• **What the task asks**
From the first line of the listing below, retype each line up to and including the one with "import numpy as np"; pictures stay out.

• **Supplied data**

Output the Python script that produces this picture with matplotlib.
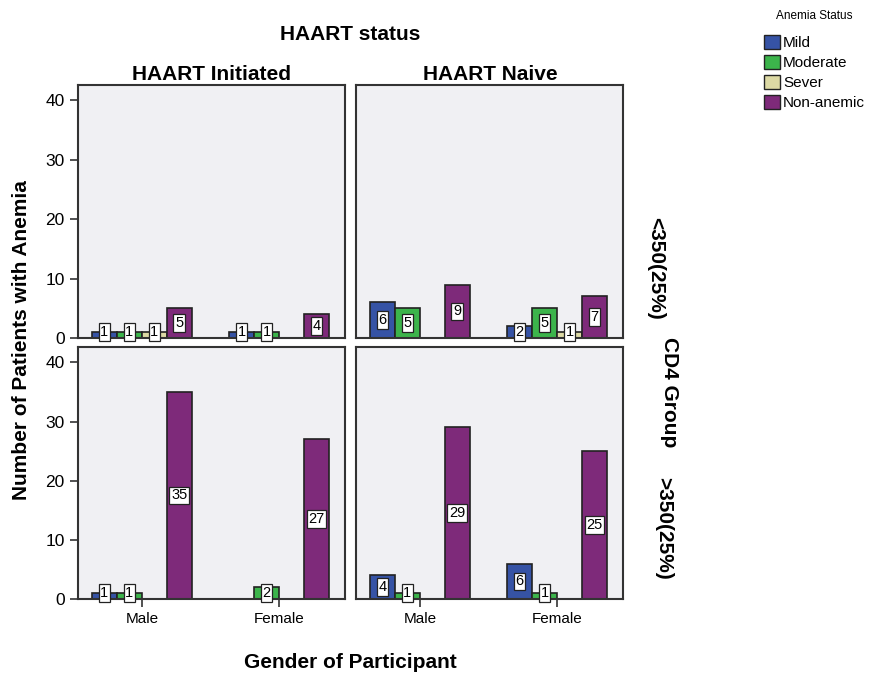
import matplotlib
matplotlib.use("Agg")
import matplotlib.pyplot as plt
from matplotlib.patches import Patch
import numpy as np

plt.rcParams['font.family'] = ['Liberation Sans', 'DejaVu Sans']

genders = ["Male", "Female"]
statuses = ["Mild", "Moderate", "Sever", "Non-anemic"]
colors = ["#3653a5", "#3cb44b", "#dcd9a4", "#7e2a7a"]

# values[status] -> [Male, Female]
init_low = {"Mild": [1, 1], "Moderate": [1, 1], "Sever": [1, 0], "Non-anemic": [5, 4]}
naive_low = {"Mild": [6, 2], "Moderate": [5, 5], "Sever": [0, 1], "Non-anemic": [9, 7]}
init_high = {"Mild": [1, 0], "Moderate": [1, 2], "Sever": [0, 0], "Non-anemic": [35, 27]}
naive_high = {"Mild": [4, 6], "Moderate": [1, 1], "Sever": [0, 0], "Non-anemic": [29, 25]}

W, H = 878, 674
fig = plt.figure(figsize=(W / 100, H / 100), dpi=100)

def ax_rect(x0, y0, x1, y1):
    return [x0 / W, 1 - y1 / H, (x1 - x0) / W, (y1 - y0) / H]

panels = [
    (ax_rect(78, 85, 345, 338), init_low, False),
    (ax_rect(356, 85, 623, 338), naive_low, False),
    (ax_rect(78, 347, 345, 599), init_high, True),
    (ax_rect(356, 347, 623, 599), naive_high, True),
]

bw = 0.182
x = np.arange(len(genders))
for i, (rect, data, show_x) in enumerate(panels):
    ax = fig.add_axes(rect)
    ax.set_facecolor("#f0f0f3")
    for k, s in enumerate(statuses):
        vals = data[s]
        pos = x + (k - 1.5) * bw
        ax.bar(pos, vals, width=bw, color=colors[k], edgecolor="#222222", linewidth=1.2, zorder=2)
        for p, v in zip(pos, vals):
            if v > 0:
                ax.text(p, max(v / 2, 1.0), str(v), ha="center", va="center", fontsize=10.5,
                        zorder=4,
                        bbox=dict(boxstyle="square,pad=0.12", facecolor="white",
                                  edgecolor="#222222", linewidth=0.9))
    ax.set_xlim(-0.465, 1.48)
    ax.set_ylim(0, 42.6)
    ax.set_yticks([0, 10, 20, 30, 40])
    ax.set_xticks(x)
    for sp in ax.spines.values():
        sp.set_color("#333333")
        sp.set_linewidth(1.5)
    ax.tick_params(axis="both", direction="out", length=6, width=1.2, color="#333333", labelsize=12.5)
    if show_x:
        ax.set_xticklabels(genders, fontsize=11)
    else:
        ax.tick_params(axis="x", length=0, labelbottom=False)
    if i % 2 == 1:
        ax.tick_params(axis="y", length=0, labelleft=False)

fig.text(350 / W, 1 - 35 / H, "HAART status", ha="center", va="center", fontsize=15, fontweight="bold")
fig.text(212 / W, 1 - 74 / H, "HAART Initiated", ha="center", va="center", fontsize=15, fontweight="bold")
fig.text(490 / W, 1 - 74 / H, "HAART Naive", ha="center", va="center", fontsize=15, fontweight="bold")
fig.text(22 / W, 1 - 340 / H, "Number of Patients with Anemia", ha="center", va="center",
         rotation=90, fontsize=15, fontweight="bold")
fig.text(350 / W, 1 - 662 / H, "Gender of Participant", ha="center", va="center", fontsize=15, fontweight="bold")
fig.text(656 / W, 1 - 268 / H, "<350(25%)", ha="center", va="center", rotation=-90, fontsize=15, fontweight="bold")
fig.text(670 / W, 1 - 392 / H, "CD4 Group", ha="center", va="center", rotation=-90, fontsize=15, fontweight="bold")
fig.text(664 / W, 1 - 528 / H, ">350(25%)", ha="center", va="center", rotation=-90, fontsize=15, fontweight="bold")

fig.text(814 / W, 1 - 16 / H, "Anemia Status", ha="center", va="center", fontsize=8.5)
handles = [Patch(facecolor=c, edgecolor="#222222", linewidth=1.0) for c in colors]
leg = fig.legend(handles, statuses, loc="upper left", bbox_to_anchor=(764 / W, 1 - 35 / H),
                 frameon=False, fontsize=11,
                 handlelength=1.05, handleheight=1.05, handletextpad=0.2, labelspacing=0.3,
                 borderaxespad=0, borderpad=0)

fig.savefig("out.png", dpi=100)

• **Solution to this task**
Output the Python script that produces this picture with matplotlib.
import matplotlib
matplotlib.use("Agg")
import matplotlib.pyplot as plt
from matplotlib.patches import Patch
import numpy as np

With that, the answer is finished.